The Ibanez UE-405 is a multi-effects processor in the form of a rack mountable piece of outboard gear. Since I've only used this in a professional studio where it was already racked up and ready for use, I don't know what types of connections it has in the back. It was hooked up to a patch bay, so when I wanted to use it I would just make the connections there. It does however have 1/4" connections in the front for both an input and two outputs. The UE-405 will take up two spaces in a traditional rack casing.
Using the Ibanez UE-405 isn't hard whatsoever. All of the different effects are broken up into different sections to work in. The effects/sections found on the UE-405 include a compressor/limiter, stereo chorus, a parametric EQ, and analog delay. While I've played around with the compressor and the equalizer, I've used the UE-405 mostly for it's chorus and analog delay. Each effect/section has it's own array of parameters to work with. I don't believe that a manual is necessary, but I haven't seen one so I can't really comment on it.
For a multi-effects processor, the Ibanez UE-405 has a very good sound. Like I said earlier, I've primarily used this in the recording studio for it's chorus and analog delay sounds, but the compressor and equalizer definitely have some worth as well. Both the chorus and the analog delay share a similar round quality to them that I enjoy a good deal. I've used the chorus on electric guitar and keyboards, while I've used the analog delay for vocals and a Fender Rhodes. The compressor and equalizer are perfect to have around when you're using the other effects and want to fine tune your sound within the same box, but I don't think that I would necessarily use them on their own.

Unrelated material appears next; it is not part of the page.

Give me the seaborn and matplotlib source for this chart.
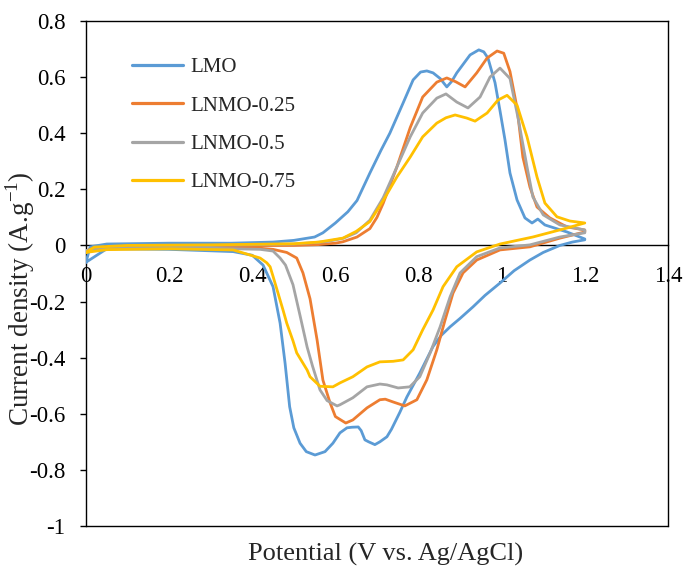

There definitely aren't too many Ibanez UE-405's out there today for whatever reason. While I generally like to get my modulation effects inside the box if I didn't already get them at the source, the UE-405 provides an option both after the fact or during tracking if you so choose. It's great to have a few high quality effects in one spot, as I find myself experimenting with them where I might not normally do so with a plug-in or a single effect processor. I can't say what sort of price the UE-405 would command, but if you can find one at a reasonable price when compared to other multi-effects processors like this one, I'd say the UE-405 is definitely a piece of gear worth considering.